Instructions for the task: Copy out the whole listing exactly as written, leaving the pictures behind.
※
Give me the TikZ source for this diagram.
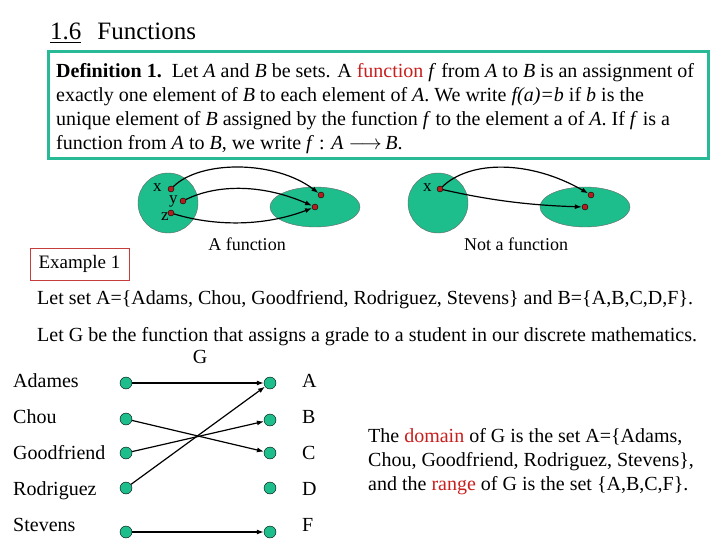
\documentclass[tikz,border=0pt]{standalone}
\usepackage{fontspec}
\setmainfont{Liberation Serif}
\usetikzlibrary{arrows.meta, shapes.geometric}
\definecolor{setgreen}{RGB}{30,190,140}
\definecolor{boxteal}{RGB}{40,185,150}
\definecolor{dotred}{RGB}{180,30,30}
\definecolor{wordred}{RGB}{200,30,30}
\definecolor{exred}{RGB}{200,60,60}

\begin{document}
\begin{tikzpicture}[x=1pt,y=-1pt,
            txt/.style={anchor=base west,inner sep=0pt,
                        font=\fontsize{20}{24}\selectfont},
            setA/.style={circle,fill=setgreen,draw=black!60,
                        minimum size=60pt,inner sep=0pt},
            setB/.style={ellipse,fill=setgreen,draw=black!60,
                        minimum width=90pt,minimum height=40pt,inner sep=0pt},
            pt/.style={circle,fill=dotred,draw=black,
                        minimum size=6pt,inner sep=0pt},
            elem/.style={circle,fill=setgreen,draw=black,
                        minimum size=12pt,inner sep=0pt},
            arrow/.style={-{Latex[length=7pt,width=5pt]},line width=1.2pt}]
        \useasboundingbox (0,0) rectangle (720,540);
        % title and definition
        \node[txt,font=\fontsize{25}{28}\selectfont] (title) at (50,40)
            {\underline{1.6}\hspace{16pt}Functions};
        \node[draw=boxteal,line width=3pt,minimum width=660pt,
              minimum height=107pt] (defbox) at (378,105.5) {};
        \node[anchor=north west,inner sep=0pt,align=left,
              font=\fontsize{20}{24}\selectfont] (def) at (56,63)
            {\textbf{Definition 1.}\ \ Let \textit{A} and \textit{B} be sets.
             A \textcolor{wordred}{function} \textit{f} from \textit{A} to
             \textit{B} is an assignment of\\
             exactly one element of \textit{B} to each element of \textit{A}.
             We write \textit{f(a)=b} if \textit{b} is the\\
             unique element of \textit{B} assigned by the function \textit{f}
             to the element a of \textit{A}. If \textit{f} is a\\
             function from \textit{A} to \textit{B}, we write \textit{f} :
             \textit{A} $\longrightarrow$\,\textit{B}.};
        % a function
        \node[setA] (A1) at (168,203) {};
        \node[setB] (B1) at (315,207) {};
        \node[pt] (x1) at (171,189) {};
        \node[pt] (y1) at (183,201) {};
        \node[pt] (z1) at (171,213) {};
        \node[pt] (b11) at (321,195) {};
        \node[pt] (b12) at (315,207) {};
        \node[txt,font=\fontsize{17}{20}\selectfont] (lx1) at (153,192) {x};
        \node[txt,font=\fontsize{17}{20}\selectfont] (ly1) at (169,204) {y};
        \node[txt,font=\fontsize{17}{20}\selectfont] (lz1) at (161,221) {z};
        \draw[arrow] (x1) .. controls (200,160) and (275,160) .. (b11);
        \draw[arrow] (y1) .. controls (215,185) and (260,183) .. (b12);
        \draw[arrow] (z1) .. controls (210,225) and (260,228) .. (b12);
        \node[txt,anchor=base,font=\fontsize{18}{20}\selectfont] (fun)
            at (247,250) {A function};
        % not a function
        \node[setA] (A2) at (438,203) {};
        \node[setB] (B2) at (585,207) {};
        \node[pt] (x2) at (440,189) {};
        \node[pt] (c21) at (591,195) {};
        \node[pt] (c22) at (585,207) {};
        \node[txt,font=\fontsize{17}{20}\selectfont] (lx2) at (423,192) {x};
        \draw[arrow] (x2) .. controls (470,160) and (530,160) .. (c21);
        \draw[arrow] (x2) .. controls (480,198) and (520,205) .. (c22);
        \node[txt,anchor=base,font=\fontsize{18}{20}\selectfont] (nofun)
            at (516,250) {Not a function};
        % example
        \node[draw=exred,minimum width=99pt,minimum height=32pt,
              font=\fontsize{19}{24}\selectfont] (ex) at (79.5,264)
            {Example 1};
        \node[txt] (sets) at (37,304)
            {Let set A=\{Adams, Chou, Goodfriend, Rodriguez, Stevens\}
             and B=\{A,B,C,D,F\}.};
        \node[txt] (letG) at (37,341)
            {Let G be the function that assigns a grade to a student in our
             discrete mathematics.};
        \node[txt,anchor=base] (G) at (200,363) {G};
        % students and grades
        \node[txt] (nAdames) at (13,387) {Adames};
        \node[txt] (nChou) at (13,423) {Chou};
        \node[txt] (nGood) at (13,459) {Goodfriend};
        \node[txt] (nRod) at (13,495) {Rodriguez};
        \node[txt] (nSte) at (13,531) {Stevens};
        \node[txt] (gA) at (302,387) {A};
        \node[txt] (gB) at (302,423) {B};
        \node[txt] (gC) at (302,459) {C};
        \node[txt] (gD) at (302,495) {D};
        \node[txt] (gF) at (302,531) {F};
        \node[elem] (sAdames) at (126,383) {};
        \node[elem] (sChou) at (126,419) {};
        \node[elem] (sGood) at (126,453) {};
        \node[elem] (sRod) at (126,488) {};
        \node[elem] (sSte) at (126,532) {};
        \node[elem] (dA) at (270,383) {};
        \node[elem] (dB) at (270,420) {};
        \node[elem] (dC) at (270,453) {};
        \node[elem] (dD) at (270,488) {};
        \node[elem] (dF) at (270,532) {};
        \draw[arrow] (sAdames) -- (dA);
        \draw[arrow] (sChou) -- (dC);
        \draw[arrow] (sGood) -- (dB);
        \draw[arrow] (sRod) -- (dA);
        \draw[arrow] (sSte) -- (dF);
        % domain and range
        \node[txt,align=left,anchor=north west] (domain) at (368,428)
            {The \textcolor{wordred}{domain} of G is the set A=\{Adams,\\
             Chou, Goodfriend, Rodriguez, Stevens\},\\
             and the \textcolor{wordred}{range} of G is the set
             \{A,B,C,F\}.};
\end{tikzpicture}
\end{document}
※
Problem solution:
Give me the TikZ source for this diagram.
\documentclass[tikz,border=0pt]{standalone}
\usepackage{fontspec}
\setmainfont{Liberation Serif}
\usetikzlibrary{arrows.meta, shapes.geometric}
\definecolor{setgreen}{RGB}{30,190,140}
\definecolor{boxteal}{RGB}{40,185,150}
\definecolor{dotred}{RGB}{180,30,30}
\definecolor{wordred}{RGB}{200,30,30}
\definecolor{exred}{RGB}{200,60,60}

\begin{document}
\begin{tikzpicture}[x=1pt,y=-1pt,
            txt/.style={anchor=base west,inner sep=0pt,
                        font=\fontsize{20}{24}\selectfont},
            setA/.style={circle,fill=setgreen,draw=black!60,
                        minimum size=60pt,inner sep=0pt},
            setB/.style={ellipse,fill=setgreen,draw=black!60,
                        minimum width=90pt,minimum height=40pt,inner sep=0pt},
            pt/.style={circle,fill=dotred,draw=black,
                        minimum size=6pt,inner sep=0pt},
            elem/.style={circle,fill=setgreen,draw=black,
                        minimum size=12pt,inner sep=0pt},
            arrow/.style={-{Latex[length=7pt,width=5pt]},line width=1.2pt}]
        \useasboundingbox (0,0) rectangle (720,540);
        % title and definition
        \node[txt,font=\fontsize{25}{28}\selectfont] (title) at (50,40)
            {\underline{1.6}\hspace{16pt}Functions};
        \node[draw=boxteal,line width=3pt,minimum width=660pt,
              minimum height=107pt] (defbox) at (378,105.5) {};
        \node[anchor=north west,inner sep=0pt,align=left,
              font=\fontsize{20}{24}\selectfont] (def) at (56,63)
            {\textbf{Definition 1.}\ \ Let \textit{A} and \textit{B} be sets.
             A \textcolor{wordred}{function} \textit{f} from \textit{A} to
             \textit{B} is an assignment of\\
             exactly one element of \textit{B} to each element of \textit{A}.
             We write \textit{f(a)=b} if \textit{b} is the\\
             unique element of \textit{B} assigned by the function \textit{f}
             to the element a of \textit{A}. If \textit{f} is a\\
             function from \textit{A} to \textit{B}, we write \textit{f} :
             \textit{A} $\longrightarrow$\,\textit{B}.};
        % a function
        \node[setA] (A1) at (168,203) {};
        \node[setB] (B1) at (315,207) {};
        \node[pt] (x1) at (171,189) {};
        \node[pt] (y1) at (183,201) {};
        \node[pt] (z1) at (171,213) {};
        \node[pt] (b11) at (321,195) {};
        \node[pt] (b12) at (315,207) {};
        \node[txt,font=\fontsize{17}{20}\selectfont] (lx1) at (153,192) {x};
        \node[txt,font=\fontsize{17}{20}\selectfont] (ly1) at (169,204) {y};
        \node[txt,font=\fontsize{17}{20}\selectfont] (lz1) at (161,221) {z};
        \draw[arrow] (x1) .. controls (200,160) and (275,160) .. (b11);
        \draw[arrow] (y1) .. controls (215,185) and (260,183) .. (b12);
        \draw[arrow] (z1) .. controls (210,225) and (260,228) .. (b12);
        \node[txt,anchor=base,font=\fontsize{18}{20}\selectfont] (fun)
            at (247,250) {A function};
        % not a function
        \node[setA] (A2) at (438,203) {};
        \node[setB] (B2) at (585,207) {};
        \node[pt] (x2) at (440,189) {};
        \node[pt] (c21) at (591,195) {};
        \node[pt] (c22) at (585,207) {};
        \node[txt,font=\fontsize{17}{20}\selectfont] (lx2) at (423,192) {x};
        \draw[arrow] (x2) .. controls (470,160) and (530,160) .. (c21);
        \draw[arrow] (x2) .. controls (480,198) and (520,205) .. (c22);
        \node[txt,anchor=base,font=\fontsize{18}{20}\selectfont] (nofun)
            at (516,250) {Not a function};
        % example
        \node[draw=exred,minimum width=99pt,minimum height=32pt,
              font=\fontsize{19}{24}\selectfont] (ex) at (79.5,264)
            {Example 1};
        \node[txt] (sets) at (37,304)
            {Let set A=\{Adams, Chou, Goodfriend, Rodriguez, Stevens\}
             and B=\{A,B,C,D,F\}.};
        \node[txt] (letG) at (37,341)
            {Let G be the function that assigns a grade to a student in our
             discrete mathematics.};
        \node[txt,anchor=base] (G) at (200,363) {G};
        % students and grades
        \node[txt] (nAdames) at (13,387) {Adames};
        \node[txt] (nChou) at (13,423) {Chou};
        \node[txt] (nGood) at (13,459) {Goodfriend};
        \node[txt] (nRod) at (13,495) {Rodriguez};
        \node[txt] (nSte) at (13,531) {Stevens};
        \node[txt] (gA) at (302,387) {A};
        \node[txt] (gB) at (302,423) {B};
        \node[txt] (gC) at (302,459) {C};
        \node[txt] (gD) at (302,495) {D};
        \node[txt] (gF) at (302,531) {F};
        \node[elem] (sAdames) at (126,383) {};
        \node[elem] (sChou) at (126,419) {};
        \node[elem] (sGood) at (126,453) {};
        \node[elem] (sRod) at (126,488) {};
        \node[elem] (sSte) at (126,532) {};
        \node[elem] (dA) at (270,383) {};
        \node[elem] (dB) at (270,420) {};
        \node[elem] (dC) at (270,453) {};
        \node[elem] (dD) at (270,488) {};
        \node[elem] (dF) at (270,532) {};
        \draw[arrow] (sAdames) -- (dA);
        \draw[arrow] (sChou) -- (dC);
        \draw[arrow] (sGood) -- (dB);
        \draw[arrow] (sRod) -- (dA);
        \draw[arrow] (sSte) -- (dF);
        % domain and range
        \node[txt,align=left,anchor=north west] (domain) at (368,428)
            {The \textcolor{wordred}{domain} of G is the set A=\{Adams,\\
             Chou, Goodfriend, Rodriguez, Stevens\},\\
             and the \textcolor{wordred}{range} of G is the set
             \{A,B,C,F\}.};
\end{tikzpicture}
\end{document}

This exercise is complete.